Last week I spent time with our school’s scout troop during their week long camp. I taught a few different things and watched them grow as scouts and young adults. For some it was the first time to tie knots or lash together anything, let alone a structure that had to support their own weight. We had a few wilt under the culmination of daily hikes and workouts, but they persevered hopefully learning something about themselves in the process. They continued the great scout tradition of testing themselves and their skills in different challenges. Not everything was as I remember about the summer camp experience. Meals were taken outside, no dining hall in sight and with no tents to sleep in the concrete floor of a school classroom had to suffice. However, the emphasis on leadership, personal development, teamwork, and personal standards were all there. During a teaching session with Zach, the troop leader, and myself, one of the scouts asked, “What is a scout?” The question gave us both some pause, but I think the answer shows the universal nature of the scouting program.

A scout is one who goes ahead of others. Someone who sees what is ahead, either on the trail or in life. They advance ahead of their peers because of their work ethic and discipline, but because of their leadership and commitment to community they then return. Not continuing on ahead indefinitely, but coming back to guide others forward in the direction they have already been. They lead with sure footing because they are prepared for the task having already tested themselves on the challenges of life.

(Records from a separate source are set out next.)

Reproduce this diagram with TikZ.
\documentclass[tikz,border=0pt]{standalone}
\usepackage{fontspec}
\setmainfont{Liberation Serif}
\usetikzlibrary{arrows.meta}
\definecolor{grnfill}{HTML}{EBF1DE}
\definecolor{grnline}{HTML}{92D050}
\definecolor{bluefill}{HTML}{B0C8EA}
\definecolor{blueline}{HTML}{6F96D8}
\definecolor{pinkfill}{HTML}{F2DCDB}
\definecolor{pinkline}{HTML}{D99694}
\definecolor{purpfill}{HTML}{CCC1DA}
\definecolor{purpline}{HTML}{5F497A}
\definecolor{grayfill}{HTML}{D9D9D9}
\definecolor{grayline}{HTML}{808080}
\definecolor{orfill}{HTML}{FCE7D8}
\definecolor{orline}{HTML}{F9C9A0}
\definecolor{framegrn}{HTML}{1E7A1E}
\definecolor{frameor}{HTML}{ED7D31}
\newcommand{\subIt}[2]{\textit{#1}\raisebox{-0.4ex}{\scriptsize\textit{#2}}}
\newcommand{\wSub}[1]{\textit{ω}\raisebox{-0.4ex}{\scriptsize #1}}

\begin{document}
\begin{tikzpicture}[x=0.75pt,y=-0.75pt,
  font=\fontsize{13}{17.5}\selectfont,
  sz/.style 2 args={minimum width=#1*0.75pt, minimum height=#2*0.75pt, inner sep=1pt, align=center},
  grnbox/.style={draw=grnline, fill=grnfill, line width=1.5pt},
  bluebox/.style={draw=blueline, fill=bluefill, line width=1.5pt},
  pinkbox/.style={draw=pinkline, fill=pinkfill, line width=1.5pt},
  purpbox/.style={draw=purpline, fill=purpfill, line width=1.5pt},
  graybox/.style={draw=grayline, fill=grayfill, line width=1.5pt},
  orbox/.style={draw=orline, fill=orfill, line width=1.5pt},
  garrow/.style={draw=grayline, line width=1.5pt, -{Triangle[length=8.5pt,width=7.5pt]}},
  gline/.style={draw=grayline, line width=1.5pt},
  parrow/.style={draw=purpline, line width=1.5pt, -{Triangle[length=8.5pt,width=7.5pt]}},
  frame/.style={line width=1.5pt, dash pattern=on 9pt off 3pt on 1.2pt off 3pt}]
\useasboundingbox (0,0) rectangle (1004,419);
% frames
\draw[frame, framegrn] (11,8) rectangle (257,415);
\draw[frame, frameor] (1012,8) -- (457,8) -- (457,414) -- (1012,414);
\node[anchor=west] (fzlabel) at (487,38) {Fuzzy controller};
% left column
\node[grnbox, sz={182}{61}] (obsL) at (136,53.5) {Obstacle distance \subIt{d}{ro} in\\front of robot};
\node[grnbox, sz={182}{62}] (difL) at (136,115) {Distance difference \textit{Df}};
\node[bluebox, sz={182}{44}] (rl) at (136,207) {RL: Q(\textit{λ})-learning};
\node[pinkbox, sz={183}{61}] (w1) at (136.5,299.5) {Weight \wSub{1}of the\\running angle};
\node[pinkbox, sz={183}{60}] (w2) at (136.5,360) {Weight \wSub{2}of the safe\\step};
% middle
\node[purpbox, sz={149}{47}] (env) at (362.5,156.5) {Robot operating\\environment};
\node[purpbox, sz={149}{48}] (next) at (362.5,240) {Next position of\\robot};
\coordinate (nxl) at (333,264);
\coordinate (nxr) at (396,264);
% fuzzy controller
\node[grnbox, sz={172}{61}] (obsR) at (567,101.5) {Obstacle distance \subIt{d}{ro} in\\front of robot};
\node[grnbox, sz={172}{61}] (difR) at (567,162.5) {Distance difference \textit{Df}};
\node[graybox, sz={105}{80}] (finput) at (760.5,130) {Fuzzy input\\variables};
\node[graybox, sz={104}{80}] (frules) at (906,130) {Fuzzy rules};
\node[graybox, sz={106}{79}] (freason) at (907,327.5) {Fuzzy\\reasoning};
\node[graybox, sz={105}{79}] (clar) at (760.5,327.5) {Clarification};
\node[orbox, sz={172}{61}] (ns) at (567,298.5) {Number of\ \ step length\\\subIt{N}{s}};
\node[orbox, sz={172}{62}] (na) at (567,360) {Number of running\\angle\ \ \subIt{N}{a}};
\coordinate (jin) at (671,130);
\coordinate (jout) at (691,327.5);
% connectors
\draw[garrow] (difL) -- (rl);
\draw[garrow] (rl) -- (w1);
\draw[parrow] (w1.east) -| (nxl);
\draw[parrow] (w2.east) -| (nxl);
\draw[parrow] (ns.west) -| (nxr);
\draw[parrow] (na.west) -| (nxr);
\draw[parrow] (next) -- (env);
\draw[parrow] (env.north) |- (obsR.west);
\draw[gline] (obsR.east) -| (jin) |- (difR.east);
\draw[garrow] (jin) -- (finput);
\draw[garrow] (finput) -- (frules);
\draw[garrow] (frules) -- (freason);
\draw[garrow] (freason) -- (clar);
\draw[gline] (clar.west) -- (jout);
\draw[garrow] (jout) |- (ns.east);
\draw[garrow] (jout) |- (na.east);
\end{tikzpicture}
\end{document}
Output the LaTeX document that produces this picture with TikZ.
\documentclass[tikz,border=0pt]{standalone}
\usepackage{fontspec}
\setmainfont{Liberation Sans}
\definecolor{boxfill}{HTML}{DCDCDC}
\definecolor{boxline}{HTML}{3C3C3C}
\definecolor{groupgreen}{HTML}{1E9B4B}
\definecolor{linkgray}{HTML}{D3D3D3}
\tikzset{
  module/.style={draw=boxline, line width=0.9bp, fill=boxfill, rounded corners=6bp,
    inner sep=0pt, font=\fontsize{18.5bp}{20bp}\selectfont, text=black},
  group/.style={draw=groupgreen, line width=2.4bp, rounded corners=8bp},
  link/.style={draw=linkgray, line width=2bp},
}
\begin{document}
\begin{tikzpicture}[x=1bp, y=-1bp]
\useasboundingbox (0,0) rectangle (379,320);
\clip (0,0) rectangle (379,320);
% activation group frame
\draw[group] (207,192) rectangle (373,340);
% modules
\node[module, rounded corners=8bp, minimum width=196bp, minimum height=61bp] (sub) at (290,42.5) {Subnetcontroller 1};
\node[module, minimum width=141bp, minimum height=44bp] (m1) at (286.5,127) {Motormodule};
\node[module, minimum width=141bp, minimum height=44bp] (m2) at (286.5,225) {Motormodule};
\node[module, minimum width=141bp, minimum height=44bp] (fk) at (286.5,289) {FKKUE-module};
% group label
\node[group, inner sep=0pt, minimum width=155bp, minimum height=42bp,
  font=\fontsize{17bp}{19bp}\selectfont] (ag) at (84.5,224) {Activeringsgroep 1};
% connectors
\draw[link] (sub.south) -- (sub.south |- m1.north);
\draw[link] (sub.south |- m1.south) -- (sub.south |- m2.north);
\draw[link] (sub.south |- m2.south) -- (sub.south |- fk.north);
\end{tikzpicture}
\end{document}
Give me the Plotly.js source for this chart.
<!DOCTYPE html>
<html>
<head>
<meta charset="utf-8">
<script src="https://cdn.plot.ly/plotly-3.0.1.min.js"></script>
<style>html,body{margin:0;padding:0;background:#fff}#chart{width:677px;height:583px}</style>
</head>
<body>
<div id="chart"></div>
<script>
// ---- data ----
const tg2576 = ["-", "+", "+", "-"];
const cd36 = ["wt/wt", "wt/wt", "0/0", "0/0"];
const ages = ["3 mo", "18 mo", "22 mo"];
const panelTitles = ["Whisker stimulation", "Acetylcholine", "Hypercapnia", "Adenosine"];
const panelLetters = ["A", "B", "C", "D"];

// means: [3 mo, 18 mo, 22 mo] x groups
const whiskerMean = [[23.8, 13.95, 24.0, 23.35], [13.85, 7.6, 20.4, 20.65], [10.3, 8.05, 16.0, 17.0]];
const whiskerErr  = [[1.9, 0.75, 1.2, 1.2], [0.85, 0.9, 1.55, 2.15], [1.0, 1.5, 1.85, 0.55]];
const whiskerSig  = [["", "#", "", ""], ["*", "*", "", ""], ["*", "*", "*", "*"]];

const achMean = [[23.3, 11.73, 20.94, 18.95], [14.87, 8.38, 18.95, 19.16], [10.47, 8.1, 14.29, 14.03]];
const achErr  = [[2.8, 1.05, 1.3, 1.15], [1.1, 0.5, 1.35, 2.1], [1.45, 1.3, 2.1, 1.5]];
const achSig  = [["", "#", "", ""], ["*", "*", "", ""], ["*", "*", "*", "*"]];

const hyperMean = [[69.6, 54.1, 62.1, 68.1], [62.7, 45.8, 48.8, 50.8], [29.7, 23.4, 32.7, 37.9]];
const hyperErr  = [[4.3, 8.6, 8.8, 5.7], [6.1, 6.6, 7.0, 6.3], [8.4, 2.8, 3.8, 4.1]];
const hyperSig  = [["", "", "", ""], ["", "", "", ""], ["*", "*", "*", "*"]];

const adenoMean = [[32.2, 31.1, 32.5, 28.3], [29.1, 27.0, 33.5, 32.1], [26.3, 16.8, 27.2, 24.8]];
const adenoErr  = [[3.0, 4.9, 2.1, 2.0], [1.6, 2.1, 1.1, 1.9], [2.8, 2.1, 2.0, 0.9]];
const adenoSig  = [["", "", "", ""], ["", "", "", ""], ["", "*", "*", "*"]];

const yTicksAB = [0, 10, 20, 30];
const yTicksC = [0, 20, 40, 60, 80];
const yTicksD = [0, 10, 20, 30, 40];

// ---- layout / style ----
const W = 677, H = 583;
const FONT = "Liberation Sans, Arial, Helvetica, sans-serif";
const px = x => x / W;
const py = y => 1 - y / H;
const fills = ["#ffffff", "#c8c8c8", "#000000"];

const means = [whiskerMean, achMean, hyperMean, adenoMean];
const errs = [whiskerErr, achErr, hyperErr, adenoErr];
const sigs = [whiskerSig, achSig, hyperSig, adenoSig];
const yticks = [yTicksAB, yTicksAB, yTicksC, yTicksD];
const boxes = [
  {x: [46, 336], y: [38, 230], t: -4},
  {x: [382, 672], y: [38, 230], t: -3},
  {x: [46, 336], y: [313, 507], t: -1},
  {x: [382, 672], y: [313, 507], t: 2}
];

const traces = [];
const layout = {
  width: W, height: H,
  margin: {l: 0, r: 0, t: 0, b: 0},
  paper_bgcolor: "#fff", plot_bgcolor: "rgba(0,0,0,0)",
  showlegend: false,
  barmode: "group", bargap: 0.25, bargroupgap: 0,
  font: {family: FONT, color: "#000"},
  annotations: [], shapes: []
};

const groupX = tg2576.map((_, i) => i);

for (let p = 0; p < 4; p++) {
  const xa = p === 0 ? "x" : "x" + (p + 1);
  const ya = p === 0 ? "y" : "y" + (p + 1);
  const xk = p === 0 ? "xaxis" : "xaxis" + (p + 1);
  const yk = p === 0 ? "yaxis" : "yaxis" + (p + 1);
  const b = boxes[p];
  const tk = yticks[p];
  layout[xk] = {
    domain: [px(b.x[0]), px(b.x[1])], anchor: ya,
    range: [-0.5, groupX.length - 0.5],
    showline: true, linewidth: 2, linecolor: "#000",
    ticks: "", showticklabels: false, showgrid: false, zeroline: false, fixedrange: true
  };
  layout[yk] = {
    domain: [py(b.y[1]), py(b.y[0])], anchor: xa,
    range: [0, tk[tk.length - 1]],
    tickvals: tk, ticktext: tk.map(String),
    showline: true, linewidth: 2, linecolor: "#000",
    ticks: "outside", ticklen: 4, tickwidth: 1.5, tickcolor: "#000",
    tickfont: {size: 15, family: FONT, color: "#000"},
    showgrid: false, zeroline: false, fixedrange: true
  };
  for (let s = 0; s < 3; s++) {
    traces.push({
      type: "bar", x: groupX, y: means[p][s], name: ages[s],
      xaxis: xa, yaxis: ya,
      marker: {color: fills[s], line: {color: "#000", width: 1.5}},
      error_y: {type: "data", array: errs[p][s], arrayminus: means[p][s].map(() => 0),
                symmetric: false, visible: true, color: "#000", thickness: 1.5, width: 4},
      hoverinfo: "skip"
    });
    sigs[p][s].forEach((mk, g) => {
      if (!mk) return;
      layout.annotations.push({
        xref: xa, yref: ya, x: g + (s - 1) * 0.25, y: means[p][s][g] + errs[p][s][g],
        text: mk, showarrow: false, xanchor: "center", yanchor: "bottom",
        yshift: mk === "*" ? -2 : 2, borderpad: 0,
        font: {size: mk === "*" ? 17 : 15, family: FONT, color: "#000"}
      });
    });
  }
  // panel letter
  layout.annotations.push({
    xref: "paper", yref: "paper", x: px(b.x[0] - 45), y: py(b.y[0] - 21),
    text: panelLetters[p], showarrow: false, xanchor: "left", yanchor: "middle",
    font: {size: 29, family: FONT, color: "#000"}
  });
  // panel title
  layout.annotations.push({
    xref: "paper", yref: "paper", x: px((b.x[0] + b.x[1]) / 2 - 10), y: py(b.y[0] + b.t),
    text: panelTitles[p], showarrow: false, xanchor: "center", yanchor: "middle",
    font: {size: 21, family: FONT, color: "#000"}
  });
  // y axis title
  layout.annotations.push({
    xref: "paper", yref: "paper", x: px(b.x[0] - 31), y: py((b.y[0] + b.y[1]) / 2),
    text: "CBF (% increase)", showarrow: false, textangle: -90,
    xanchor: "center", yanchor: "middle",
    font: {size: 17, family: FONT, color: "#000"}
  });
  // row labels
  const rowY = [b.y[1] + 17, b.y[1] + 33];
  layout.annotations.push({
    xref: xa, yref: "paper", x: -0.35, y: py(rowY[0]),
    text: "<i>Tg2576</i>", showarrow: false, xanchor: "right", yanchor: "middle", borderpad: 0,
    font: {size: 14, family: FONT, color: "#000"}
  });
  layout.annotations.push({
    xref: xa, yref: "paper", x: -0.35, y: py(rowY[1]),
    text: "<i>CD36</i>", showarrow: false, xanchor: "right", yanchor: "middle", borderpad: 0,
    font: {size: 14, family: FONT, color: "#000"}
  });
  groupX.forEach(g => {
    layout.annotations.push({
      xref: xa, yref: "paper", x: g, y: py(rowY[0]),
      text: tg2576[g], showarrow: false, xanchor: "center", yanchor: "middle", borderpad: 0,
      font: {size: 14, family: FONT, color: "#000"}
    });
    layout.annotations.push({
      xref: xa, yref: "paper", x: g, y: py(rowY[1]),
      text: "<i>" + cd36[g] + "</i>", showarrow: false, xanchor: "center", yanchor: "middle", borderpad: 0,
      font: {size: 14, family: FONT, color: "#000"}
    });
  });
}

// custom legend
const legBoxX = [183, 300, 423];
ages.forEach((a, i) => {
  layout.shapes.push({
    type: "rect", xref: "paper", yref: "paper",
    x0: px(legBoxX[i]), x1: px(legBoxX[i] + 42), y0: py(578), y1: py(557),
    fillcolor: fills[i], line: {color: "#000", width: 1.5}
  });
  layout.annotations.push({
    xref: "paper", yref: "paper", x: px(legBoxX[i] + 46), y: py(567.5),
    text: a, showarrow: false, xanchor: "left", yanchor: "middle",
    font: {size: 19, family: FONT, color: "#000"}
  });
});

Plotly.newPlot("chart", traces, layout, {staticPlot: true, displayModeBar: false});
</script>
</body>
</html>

I give thanks to my own scouting experience and I hope my excitement shows through for getting to share with another generation of scouts, even if it is in a different part of the world. 


Sunday, June 5, 2011

Functional Aesthetics

Aesthetics as best I can understand it is the study of beauty. In a more minimal sense aesthetics is what is achieved when your throw blanket compliments the accents in your drapes, which are reflected nicely in the mirror because of the picture sitting next to it. So my question starting out is what do you find beautiful? Is it the chilled peaks of the Colorado Rockies or the Pieta at the Vatican? Is it the Egyptian pyramids or the Great Coral Reef? Maybe for some it is more simple than that, something like a three layer chocolate cake or the way your wife’s hair looks when she is first out of bed in the morning.

One thing all human beings do is to seek out beauty, whatever beauty may mean to you. Living in a world of function I am finding myself looking for beauty in different places. It is no longer just in the arts that I seek our beauty or even in views of nature. The sunset from the back porch of Angel House is breathtaking, but it is slightly marred by the trash brought on by the lack of any well run waste management company. Living in a place where so much is about function and so little time or resources are concerned about making something aesthetically pleasing, I am beginning to understand what people here see as beautiful…and I am starting to agree.

In America the too thin model is seen as the epitome of the female form, yet here beauty is seen in a woman that is healthy, meaning there is some weight beyond the skin and bones to be measured. This is because health is seen as more beautiful than forced perfection. The art of arranging food is passed up for having an abundance of food, enough for your family and your neighbors, because being able to share with the community is a thing of beauty.   The soaring picturesque landscape of a mud-brick house set against a field of corn is replaced with the view of a solid brick, plaster house with a tin roof and a wall, because it shows the security that a person is able to provide for their family. The art of aesthetics is taught in a different school when you live in a society of function.

So let me close with asking, what does God’s view of aesthetics look like? I feel like this is an important question for everyone, regardless of your religious expression, because while I have a definitive idea of who God is, everyone has a god they worship as supreme and a good judge of that god is what is his/their/its view of beauty? My God created flowers, by also healed the blind with spit and mud. He inspired Michelangelo’s Madonna, and washed dirty feet. He brought the waters together to form Niagara Falls and accepted as praise a man dancing in his underwear. What does he view as beautiful and what can we do to make him smile in the same way that I smile when I see the Angel House kids’ excitement over a celebration meal (it’s a lot of food and includes meat).

“Finally, brothers, whatever is true, whatever is noble, whatever is right, whatever is pure, whatever is lovely, whatever is admirable – if anything is excellent or praiseworthy – think about such things.”